#### OBJECTIVE
Write out every line below that includes the word "this".

#### MATERIAL

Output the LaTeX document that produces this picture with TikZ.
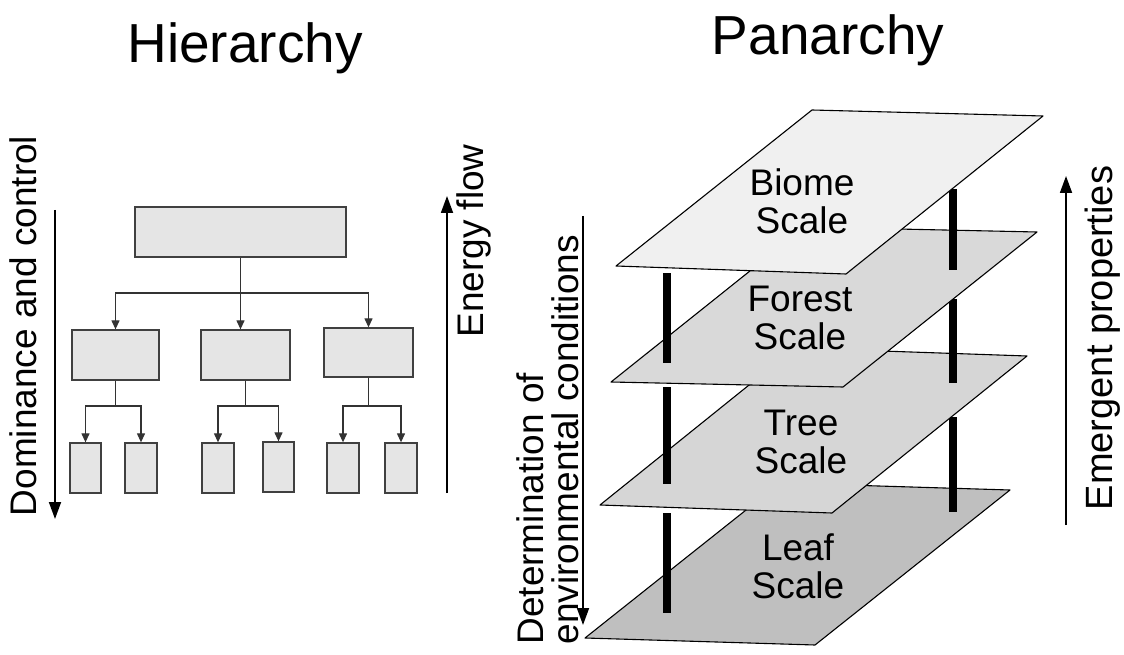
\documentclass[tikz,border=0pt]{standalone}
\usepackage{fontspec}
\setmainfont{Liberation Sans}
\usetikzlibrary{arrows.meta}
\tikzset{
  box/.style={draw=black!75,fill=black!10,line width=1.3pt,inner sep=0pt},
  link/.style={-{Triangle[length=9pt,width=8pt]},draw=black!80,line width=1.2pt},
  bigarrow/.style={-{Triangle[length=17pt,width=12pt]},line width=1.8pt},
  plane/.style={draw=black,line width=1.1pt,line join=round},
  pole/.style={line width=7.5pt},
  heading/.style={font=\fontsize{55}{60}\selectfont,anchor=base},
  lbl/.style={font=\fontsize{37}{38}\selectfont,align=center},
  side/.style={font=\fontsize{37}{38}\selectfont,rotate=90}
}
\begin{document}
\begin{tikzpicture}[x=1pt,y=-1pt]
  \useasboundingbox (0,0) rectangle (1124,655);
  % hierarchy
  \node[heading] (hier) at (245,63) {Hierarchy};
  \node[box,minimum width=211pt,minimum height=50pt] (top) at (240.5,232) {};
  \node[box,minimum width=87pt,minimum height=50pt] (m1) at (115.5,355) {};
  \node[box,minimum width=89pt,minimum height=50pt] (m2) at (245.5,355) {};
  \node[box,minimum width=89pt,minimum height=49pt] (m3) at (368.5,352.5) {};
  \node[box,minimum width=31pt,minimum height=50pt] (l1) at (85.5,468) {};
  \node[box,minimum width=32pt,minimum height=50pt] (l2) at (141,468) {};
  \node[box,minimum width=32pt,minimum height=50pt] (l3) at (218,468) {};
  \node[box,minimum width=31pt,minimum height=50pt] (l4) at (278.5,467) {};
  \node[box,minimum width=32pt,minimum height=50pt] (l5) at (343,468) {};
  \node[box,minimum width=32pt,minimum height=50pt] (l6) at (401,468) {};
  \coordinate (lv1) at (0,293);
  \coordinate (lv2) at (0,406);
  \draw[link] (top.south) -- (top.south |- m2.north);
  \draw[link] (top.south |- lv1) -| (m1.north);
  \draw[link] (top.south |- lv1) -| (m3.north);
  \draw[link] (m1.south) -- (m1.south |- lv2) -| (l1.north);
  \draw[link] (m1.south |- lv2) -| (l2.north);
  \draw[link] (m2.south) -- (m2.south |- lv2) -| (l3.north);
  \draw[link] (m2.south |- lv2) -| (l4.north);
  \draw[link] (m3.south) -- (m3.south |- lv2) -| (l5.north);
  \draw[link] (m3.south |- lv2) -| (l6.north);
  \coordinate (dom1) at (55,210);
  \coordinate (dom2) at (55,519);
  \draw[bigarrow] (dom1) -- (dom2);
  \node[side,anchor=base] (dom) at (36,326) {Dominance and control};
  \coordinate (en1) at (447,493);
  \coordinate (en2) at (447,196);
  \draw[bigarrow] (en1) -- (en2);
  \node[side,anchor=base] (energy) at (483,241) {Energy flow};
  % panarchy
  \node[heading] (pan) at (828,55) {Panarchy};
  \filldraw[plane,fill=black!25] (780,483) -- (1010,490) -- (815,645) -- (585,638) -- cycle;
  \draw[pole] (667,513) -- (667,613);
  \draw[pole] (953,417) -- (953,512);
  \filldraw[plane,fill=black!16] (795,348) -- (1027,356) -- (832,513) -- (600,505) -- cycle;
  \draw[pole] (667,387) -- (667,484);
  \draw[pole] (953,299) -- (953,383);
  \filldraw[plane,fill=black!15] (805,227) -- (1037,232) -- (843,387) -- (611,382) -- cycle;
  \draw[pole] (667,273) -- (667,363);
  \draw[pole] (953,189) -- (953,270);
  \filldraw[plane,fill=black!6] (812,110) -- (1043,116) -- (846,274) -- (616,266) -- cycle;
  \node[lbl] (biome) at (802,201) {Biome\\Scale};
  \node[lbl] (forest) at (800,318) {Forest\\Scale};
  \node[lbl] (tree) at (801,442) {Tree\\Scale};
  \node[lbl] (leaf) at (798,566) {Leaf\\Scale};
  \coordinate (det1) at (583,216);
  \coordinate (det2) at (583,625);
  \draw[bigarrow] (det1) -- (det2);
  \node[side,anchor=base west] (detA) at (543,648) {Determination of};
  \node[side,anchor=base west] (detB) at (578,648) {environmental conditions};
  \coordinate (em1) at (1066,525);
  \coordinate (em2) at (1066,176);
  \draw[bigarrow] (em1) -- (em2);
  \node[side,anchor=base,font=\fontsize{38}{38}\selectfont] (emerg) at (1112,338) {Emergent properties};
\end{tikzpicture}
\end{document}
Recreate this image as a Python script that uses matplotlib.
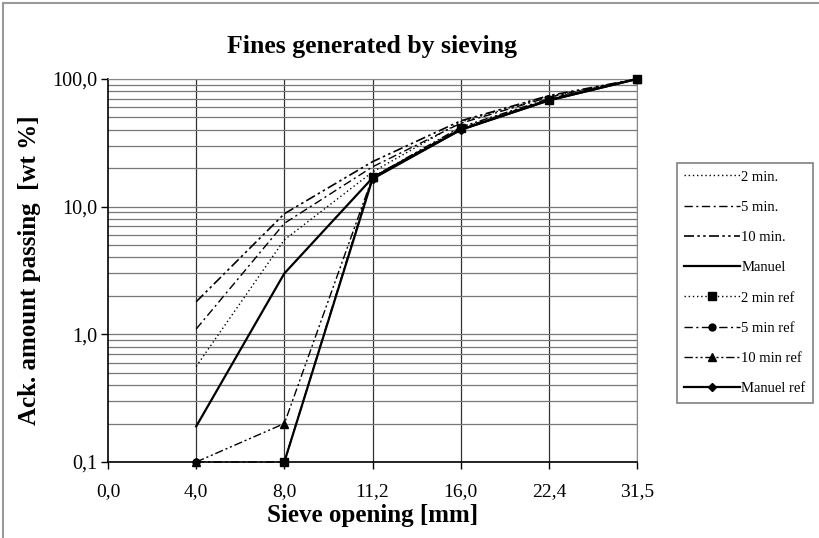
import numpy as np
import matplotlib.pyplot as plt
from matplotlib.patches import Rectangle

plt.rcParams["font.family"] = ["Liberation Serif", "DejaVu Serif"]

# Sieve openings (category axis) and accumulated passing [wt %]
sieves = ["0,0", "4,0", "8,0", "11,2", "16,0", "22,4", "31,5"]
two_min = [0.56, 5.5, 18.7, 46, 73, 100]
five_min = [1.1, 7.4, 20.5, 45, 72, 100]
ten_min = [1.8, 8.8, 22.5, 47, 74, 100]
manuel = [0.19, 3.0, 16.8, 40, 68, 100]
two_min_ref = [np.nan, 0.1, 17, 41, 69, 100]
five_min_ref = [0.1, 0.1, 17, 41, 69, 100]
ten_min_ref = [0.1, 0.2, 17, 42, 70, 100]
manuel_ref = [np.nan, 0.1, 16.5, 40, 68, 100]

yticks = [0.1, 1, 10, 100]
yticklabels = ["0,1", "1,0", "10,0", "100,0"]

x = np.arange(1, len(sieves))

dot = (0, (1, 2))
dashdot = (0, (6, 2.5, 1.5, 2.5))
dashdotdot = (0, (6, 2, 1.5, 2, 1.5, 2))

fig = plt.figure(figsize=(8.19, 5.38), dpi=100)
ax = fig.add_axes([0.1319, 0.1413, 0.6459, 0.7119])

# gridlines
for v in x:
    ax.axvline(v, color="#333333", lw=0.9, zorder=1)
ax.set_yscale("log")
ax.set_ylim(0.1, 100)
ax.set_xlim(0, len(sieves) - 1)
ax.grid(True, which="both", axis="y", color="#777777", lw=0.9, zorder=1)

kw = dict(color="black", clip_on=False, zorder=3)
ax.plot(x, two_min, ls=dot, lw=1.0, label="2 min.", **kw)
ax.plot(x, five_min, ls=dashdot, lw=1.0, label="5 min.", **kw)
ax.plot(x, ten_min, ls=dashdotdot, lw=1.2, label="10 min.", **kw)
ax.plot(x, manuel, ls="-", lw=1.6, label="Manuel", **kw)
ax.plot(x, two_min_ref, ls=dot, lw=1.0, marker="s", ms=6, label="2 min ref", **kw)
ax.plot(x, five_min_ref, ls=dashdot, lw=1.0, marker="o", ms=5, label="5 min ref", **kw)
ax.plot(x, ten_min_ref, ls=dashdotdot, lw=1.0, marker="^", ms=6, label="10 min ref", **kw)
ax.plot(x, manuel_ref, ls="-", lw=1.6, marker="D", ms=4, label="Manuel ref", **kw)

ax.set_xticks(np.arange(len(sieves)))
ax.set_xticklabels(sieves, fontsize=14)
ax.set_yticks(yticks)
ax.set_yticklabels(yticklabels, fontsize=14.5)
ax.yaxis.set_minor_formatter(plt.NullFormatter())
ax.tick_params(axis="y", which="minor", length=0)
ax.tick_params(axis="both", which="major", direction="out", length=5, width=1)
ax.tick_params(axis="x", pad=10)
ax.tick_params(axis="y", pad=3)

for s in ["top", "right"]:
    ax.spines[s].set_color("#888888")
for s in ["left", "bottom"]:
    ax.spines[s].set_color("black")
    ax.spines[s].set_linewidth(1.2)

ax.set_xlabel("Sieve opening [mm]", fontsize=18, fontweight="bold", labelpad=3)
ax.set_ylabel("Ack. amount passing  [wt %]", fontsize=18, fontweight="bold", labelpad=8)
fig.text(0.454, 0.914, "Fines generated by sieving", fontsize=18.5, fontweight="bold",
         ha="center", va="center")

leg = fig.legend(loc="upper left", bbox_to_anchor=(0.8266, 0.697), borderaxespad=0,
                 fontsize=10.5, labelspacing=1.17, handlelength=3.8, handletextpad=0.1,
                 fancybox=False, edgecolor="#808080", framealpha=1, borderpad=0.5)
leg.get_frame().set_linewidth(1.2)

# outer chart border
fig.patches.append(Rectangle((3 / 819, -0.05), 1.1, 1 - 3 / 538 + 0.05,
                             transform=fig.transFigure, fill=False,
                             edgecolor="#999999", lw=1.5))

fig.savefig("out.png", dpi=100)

#### SOLUTION TO THE EXERCISE
Output the LaTeX document that produces this picture with TikZ.
Recreate this image as a Python script that uses matplotlib.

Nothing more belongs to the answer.